Davide Tabarelli (presidente Nomisma Energia) ci ratifica che il re green è nudo

Gli amici anti-eolici calabresi ci hanno segnalato un interessantissimo articolo comparso ieri su Il Quotidiano del Sud: "Il sud è la zona più adatta in Europa per lo sviluppo delle fonti rinnovabili".

Non lasciatevi ingannare: il titolo dell’articolo appare del tutto incongruo rispetto al contenuto, fortemente critico sull’economia verde, almeno così come viene ammannita all'opinione pubblica. E pure - ammettiamolo - ricco di ambiguità. Però, visti i tempi iper-conformistici che corrono e quello che scrivono (e soprattutto non scrivono) gli altri economisti, l'autore merita non solo una segnalazione ma anche una menzione d'onore.

Si tratta del presidente di Nomisma Energia Davide Tabarelli, che lo scorso anno ci aveva magnanimamente degnati della sua attenzione, sia pure con atteggiamento critico, in un altro articolo, allora sul Mattino, a cui avevamo risposto sul nostro sito web.

Tabarelli, in questi ultimi anni, è stata una delle poche voci critiche verso troppo facili e demagogiche soluzioni green. Di lui ci siamo occupati più volte, come si può facilmente constatare con il motore di ricerca "Cerca" del nostro sito web. Ne abbiamo riportato un'importante posizione anche recentissimamente, come ispiratore di una svolta, da noi auspicata, della Confindustria in materia di transizione energetica.

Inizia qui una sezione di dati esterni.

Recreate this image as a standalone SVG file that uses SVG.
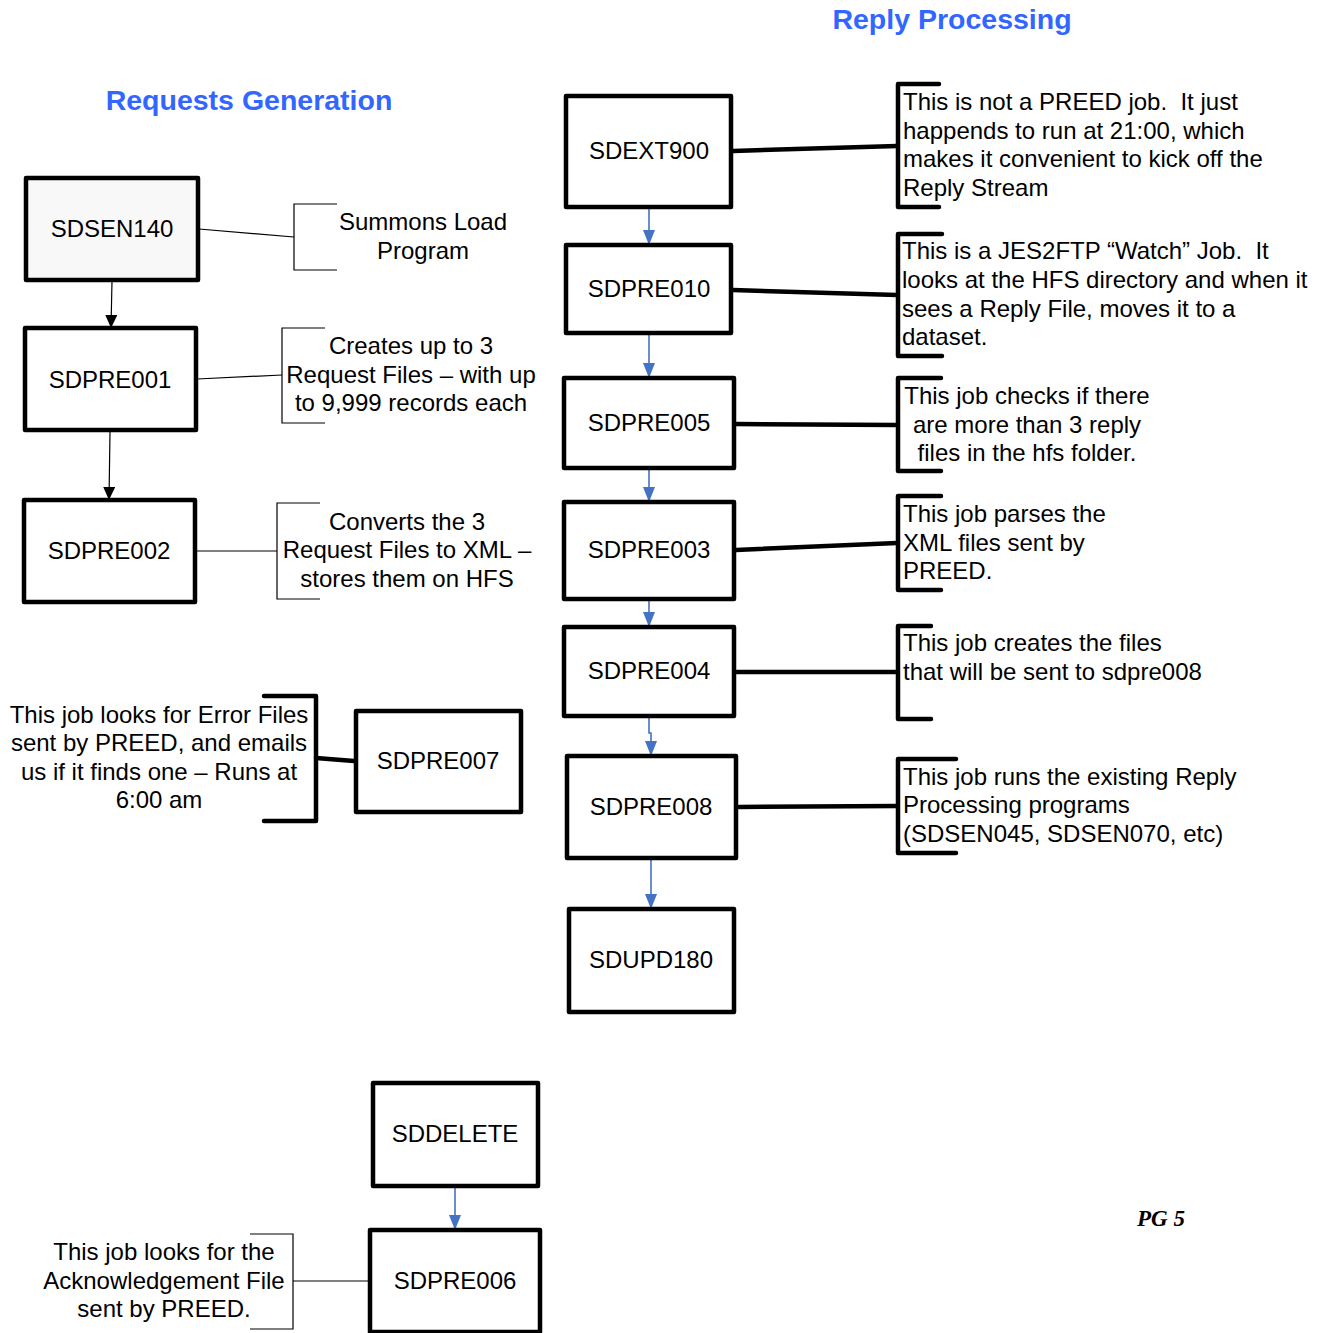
<svg xmlns="http://www.w3.org/2000/svg" width="1326" height="1333" viewBox="0 0 1326 1333">
  <style>
    .box { fill: #ffffff; stroke: #000000; stroke-width: 4.5; stroke-linejoin: round; }
    .lbl { font-family: "Liberation Sans", Arial, sans-serif; font-size: 24px; fill: #000000; text-anchor: middle; }
    .note { font-family: "Liberation Sans", Arial, sans-serif; font-size: 24px; fill: #000000; }
    .ctr { text-anchor: middle; }
    .title { font-family: "Liberation Sans", Arial, sans-serif; font-size: 28.5px; font-weight: bold; fill: #3366ff; text-anchor: middle; }
    .thin { fill: none; stroke: #000000; stroke-width: 1.2; }
    .thick { fill: none; stroke: #000000; stroke-width: 4.5; stroke-linecap: round; stroke-linejoin: round; }
    .flow { fill: none; stroke: #4472c4; stroke-width: 1.6; marker-end: url(#arrBlue); }
    .flowk { fill: none; stroke: #000000; stroke-width: 1.2; marker-end: url(#arrBlack); }
  </style>
  <defs>
    <!-- filled triangular heads, tip at the path end -->
    <marker id="arrBlue" markerUnits="userSpaceOnUse" markerWidth="15" markerHeight="12" viewBox="0 0 15 12" refX="15" refY="6" orient="auto">
      <path d="M0,0 L15,6 L0,12 Z" fill="#4472c4"/>
    </marker>
    <marker id="arrBlack" markerUnits="userSpaceOnUse" markerWidth="13" markerHeight="12" viewBox="0 0 13 12" refX="13" refY="6" orient="auto">
      <path d="M0,0 L13,6 L0,12 Z" fill="#000000"/>
    </marker>
  </defs>

  <!-- section headings -->
  <text class="title" x="249" y="110">Requests Generation</text>
  <text class="title" x="952" y="29">Reply Processing</text>

  <!-- connectors -->
  <g id="connectors">
    <!-- request generation chain -->
    <path class="flowk" d="M112,281 L111,328"/>
    <path class="flowk" d="M110,432 L109,500"/>

    <!-- reply processing chain -->
    <path class="flow" d="M649,208 L649,245"/>
    <path class="flow" d="M649,334 L649,378"/>
    <path class="flow" d="M649,469 L649,502"/>
    <path class="flow" d="M649,600 L649,627"/>
    <path class="flow" d="M649,717 L649,733 L651,733 L651,756"/>
    <path class="flow" d="M651,859 L651,909"/>

    <!-- delete chain -->
    <path class="flow" d="M455,1187 L455,1230"/>

    <!-- note leaders, left side -->
    <path class="thin" d="M199,229 L294,237"/>
    <path class="thin" d="M197,379 L282,375"/>
    <path class="thin" d="M196,551 L277,551"/>
    <path class="thick" d="M316,758 L354,761"/>
    <path class="thin" d="M293,1281 L370,1281"/>

    <!-- note leaders, right side -->
    <path class="thick" d="M733,151 L897,146"/>
    <path class="thick" d="M733,290 L897,295"/>
    <path class="thick" d="M736,424 L897,425"/>
    <path class="thick" d="M736,550 L897,543"/>
    <path class="thick" d="M736,672 L897,672"/>
    <path class="thick" d="M739,807 L897,806"/>
  </g>

  <!-- request generation jobs -->
  <g id="SDSEN140">
    <rect class="box" x="26" y="178" width="172" height="102" style="fill:#f8f8f8"/>
    <text class="lbl" x="112" y="237">SDSEN140</text>
  </g>
  <g id="SDPRE001">
    <rect class="box" x="25" y="328" width="171" height="102"/>
    <text class="lbl" x="110" y="388">SDPRE001</text>
  </g>
  <g id="SDPRE002">
    <rect class="box" x="24" y="500" width="171" height="102"/>
    <text class="lbl" x="109" y="559">SDPRE002</text>
  </g>
  <g id="SDPRE007">
    <rect class="box" x="356" y="711" width="165" height="101"/>
    <text class="lbl" x="438" y="769">SDPRE007</text>
  </g>
  <g id="SDDELETE">
    <rect class="box" x="373" y="1083" width="165" height="103"/>
    <text class="lbl" x="455" y="1142">SDDELETE</text>
  </g>
  <g id="SDPRE006">
    <rect class="box" x="370" y="1230" width="170" height="102"/>
    <text class="lbl" x="455" y="1289">SDPRE006</text>
  </g>

  <!-- reply processing jobs -->
  <g id="SDEXT900">
    <rect class="box" x="566" y="96" width="165" height="111"/>
    <text class="lbl" x="649" y="159">SDEXT900</text>
  </g>
  <g id="SDPRE010">
    <rect class="box" x="566" y="245" width="165" height="88"/>
    <text class="lbl" x="649" y="297">SDPRE010</text>
  </g>
  <g id="SDPRE005">
    <rect class="box" x="564" y="378" width="170" height="90"/>
    <text class="lbl" x="649" y="431">SDPRE005</text>
  </g>
  <g id="SDPRE003">
    <rect class="box" x="564" y="502" width="170" height="97"/>
    <text class="lbl" x="649" y="558">SDPRE003</text>
  </g>
  <g id="SDPRE004">
    <rect class="box" x="564" y="627" width="170" height="89"/>
    <text class="lbl" x="649" y="679">SDPRE004</text>
  </g>
  <g id="SDPRE008">
    <rect class="box" x="567" y="756" width="169" height="102"/>
    <text class="lbl" x="651" y="815">SDPRE008</text>
  </g>
  <g id="SDUPD180">
    <rect class="box" x="569" y="909" width="165" height="103"/>
    <text class="lbl" x="651" y="968">SDUPD180</text>
  </g>

  <!-- annotations, request generation -->
  <g id="note-sdsen140">
    <path class="thin" d="M337,204 L294,204 L294,270 L337,270"/>
    <text class="note ctr" x="423" y="230">Summons Load</text>
    <text class="note ctr" x="423" y="259">Program</text>
  </g>
  <g id="note-sdpre001">
    <path class="thin" d="M325,328 L282,328 L282,423 L325,423"/>
    <text class="note ctr" x="411" y="354">Creates up to 3</text>
    <text class="note ctr" x="411" y="383">Request Files – with up</text>
    <text class="note ctr" x="411" y="411">to 9,999 records each</text>
  </g>
  <g id="note-sdpre002">
    <path class="thin" d="M320,503 L277,503 L277,599 L320,599"/>
    <text class="note ctr" x="407" y="530">Converts the 3</text>
    <text class="note ctr" x="407" y="558">Request Files to XML –</text>
    <text class="note ctr" x="407" y="587">stores them on HFS</text>
  </g>
  <g id="note-sdpre007">
    <path class="thick" d="M264,696 L316,696 L316,821 L264,821"/>
    <text class="note ctr" x="159" y="723">This job looks for Error Files</text>
    <text class="note ctr" x="159" y="751">sent by PREED, and emails</text>
    <text class="note ctr" x="159" y="780">us if it finds one – Runs at</text>
    <text class="note ctr" x="159" y="808">6:00 am</text>
  </g>
  <g id="note-sdpre006">
    <path class="thin" d="M250,1234 L293,1234 L293,1329 L250,1329"/>
    <text class="note ctr" x="164" y="1260">This job looks for the</text>
    <text class="note ctr" x="164" y="1289">Acknowledgement File</text>
    <text class="note ctr" x="164" y="1317">sent by PREED.</text>
  </g>

  <!-- annotations, reply processing -->
  <g id="note-sdext900">
    <path class="thick" d="M939,84 L898,84 L898,207 L939,207"/>
    <text class="note" x="903" y="110" xml:space="preserve">This is not a PREED job.  It just</text>
    <text class="note" x="903" y="139">happends to run at 21:00, which</text>
    <text class="note" x="903" y="167">makes it convenient to kick off the</text>
    <text class="note" x="903" y="196">Reply Stream</text>
  </g>
  <g id="note-sdpre010">
    <path class="thick" d="M942,234 L898,234 L898,356 L942,356"/>
    <text class="note" x="902" y="259" xml:space="preserve">This is a JES2FTP “Watch” Job.  It</text>
    <text class="note" x="902" y="288">looks at the HFS directory and when it</text>
    <text class="note" x="902" y="317">sees a Reply File, moves it to a</text>
    <text class="note" x="902" y="345">dataset.</text>
  </g>
  <g id="note-sdpre005">
    <path class="thick" d="M941,378 L898,378 L898,471 L941,471"/>
    <text class="note ctr" x="1027" y="404">This job checks if there</text>
    <text class="note ctr" x="1027" y="433">are more than 3 reply</text>
    <text class="note ctr" x="1027" y="461">files in the hfs folder.</text>
  </g>
  <g id="note-sdpre003">
    <path class="thick" d="M941,496 L898,496 L898,590 L941,590"/>
    <text class="note" x="903" y="522">This job parses the</text>
    <text class="note" x="903" y="551">XML files sent by</text>
    <text class="note" x="903" y="579">PREED.</text>
  </g>
  <g id="note-sdpre004">
    <path class="thick" d="M931,626 L898,626 L898,719 L931,719"/>
    <text class="note" x="903" y="651">This job creates the files</text>
    <text class="note" x="903" y="680">that will be sent to sdpre008</text>
  </g>
  <g id="note-sdpre008">
    <path class="thick" d="M956,759 L898,759 L898,853 L956,853"/>
    <text class="note" x="903" y="785">This job runs the existing Reply</text>
    <text class="note" x="903" y="813">Processing programs</text>
    <text class="note" x="903" y="842">(SDSEN045, SDSEN070, etc)</text>
  </g>

  <!-- page number -->
  <text x="1137" y="1226" style="font-family:'Liberation Serif','Times New Roman',serif;font-size:23px;font-weight:bold;font-style:italic;fill:#000">PG 5</text>
</svg>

Ma questa volta ci va giù durissimo.

Torniamo perciò all'articolo in questione con il quale il Quotidiano del Sud, che invitiamo tutti i nostri amici di Calabria, Basilicata e Campania a recuperare in edicola, conferma, almeno questa volta, di essere, come orgogliosamente riportato nella testata, "l'altra voce dell'Italia".

Declino, impoverimento, deindustrializzazione (del Sud. E il Nord, invece? Tutto bene, con questi oneri sull'energia?). Leggiamo, a seguire in grassetto, i passaggi più significativi:

“il facile entusiasmo per una supposta riconversione all’economia verde allontana tutti dalla realtà delle cose. L’esempio tipico è quello degli incentivi alle fonti rinnovabili, uno dei pilastri della transizione energetica, dell’economia circolare, della sostenibilità, concetti di cui tutti si riempiono la bocca senza sapere bene di che cosa si tratta”.

Dopo che noi l’avevamo fatto rilevare fin da subito, finalmente qualcuno, nell'orbita del Palazzo, riconosce che i dati della SEN e del PNIEC sono sbagliati (volontariamente, aumentando la produttività attesa di eolico e fotovoltaico per il 2030) per cui non 50 mila megawatt si dovranno costruire, ma 70 mila:

 “Nei prossimi 10 anni, in base agli impegni europei, si dovrebbero costruire in Italia, soprattutto al Sud, circa 70 mila megawatt di nuovi impianti di fonti rinnovabili, quasi il triplo di quelli che abbiamo realizzato negli ultimi 20 anni con generosi incentivi.”

Qui Tabarelli sbaglia. Sono “solo” il doppio e non il triplo, secondo gli obiettivi energetici PNIEC al 2030. Ma sarebbe comunque un disastro epocale. Nel caso dell’adozione di quanto lasciato intendere in sede europea dalle farneticazioni sul Green Deal (che almeno nessuno nella UE, per un minimo di serietà, chiama più “New”), invece, potrebbero essere... il quadruplo!

Un altro riconoscimento di quanto da noi fatto rilevare  prima che il PNIEC venisse inciso sulla pietra per il tramite della Commissione UE, alla quale è stato inviato per ottenerne l'imprimatur:

Proseguiamo con l'outing di Tabarelli:

 “Una delle ragioni per cui le rinnovabili non crescono molto è che gli investitori vogliono la certezza dei passati incentivi.”

Anche questo era stato da noi più volte denunciato.

Ancora, niente meno, leggiamo di  “frastuono delle politiche verdi nel tintinnio dei soldi che vi sono attaccate.”

Amici dei comitati, prendetene nota.

Bravo Professore! Però, se queste stesse cose le avesse scritte almeno un anno fa, nel novembre 2019, quando noi siamo andati, solitari, a criticare duramente  con questi stessi suoi argomenti (e altri ancora) la bozza del PNIEC durante le audizioni alla Camera, sarebbe stato meglio. E gli avremmo scritto: “Bravo Professore. Bravo e coraggioso!”